Even more unsettling is the realisation that it not strategy but events, and the headlines they generate, that are behind these changes. It only takes one crisis for Blair to take the wrecking ball to a department of state. Thus foot and mouth led to the culling of the Ministry of Agriculture, and Byers' demise means the end of the road for the DTLR. That's politics, of course, but it creates weird anomalies for construction: safety is now at transport, presumably because of Potters Bar, and the biggest shake-up in Building Regulations for a generation falls to an as-yet-unnamed minister in Prescott's new empire. But it would be churlish for construction to protest too loudly about all this. After all, it was the industry (manufacturers in particular) that lobbied for the move to the DTI a year ago, and it's still there. Construction minister Brian Wilson wasn't moved either; indeed, his brief was only recently altered so he could devote more time to the industry. And one department that surely must be safe from the Blair bulldozer is Trade and Industry.
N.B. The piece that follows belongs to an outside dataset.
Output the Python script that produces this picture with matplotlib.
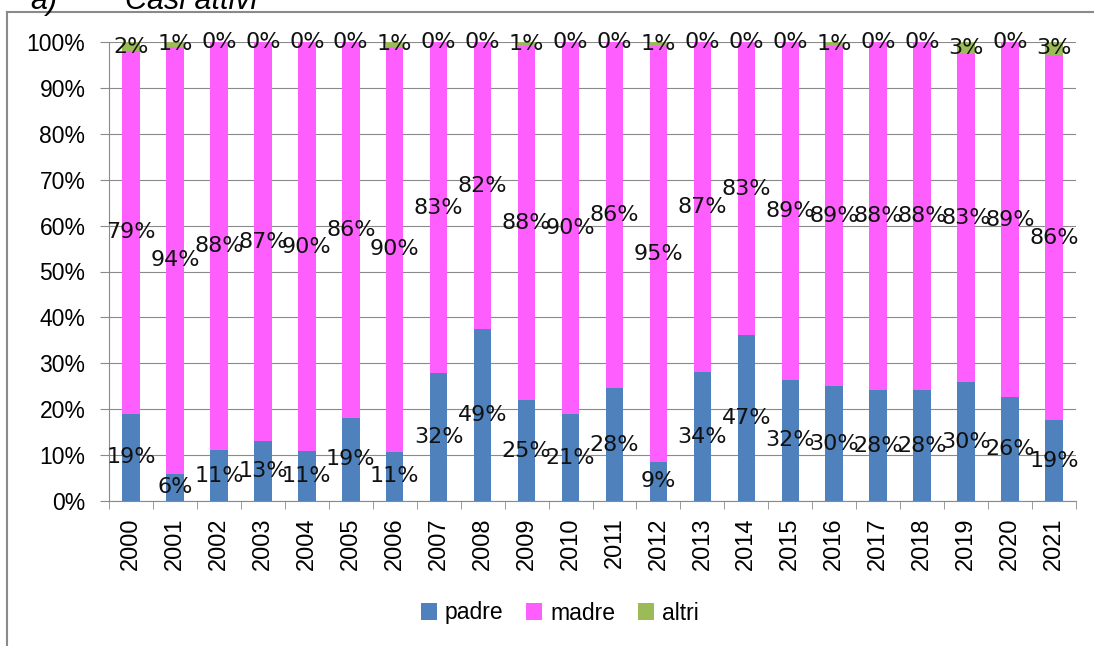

For all the disruption, isn't the new structure pretty sound? Arguably, transport should have its own department now that it's third behind health and education on the political agenda. And as for construction, isn't it fair to separate sponsorship and regulation, as environmentalist George Monbiot suggests? Possibly, but there may be an even stronger case for the opposite – a single ministry embracing planning, housebuilding, construction, safety, regs and design. To call it the Ministry for Construction would sound too much like special pleading – particularly in Building. But how about the Ministry for Regeneration? Yes, another ruddy acronym. Yes, more upheaval. But it would make for more coherent policies, and clearer lines of responsibility: in other words, "joined-up government". Now, whatever happened to that great Blairite crusade?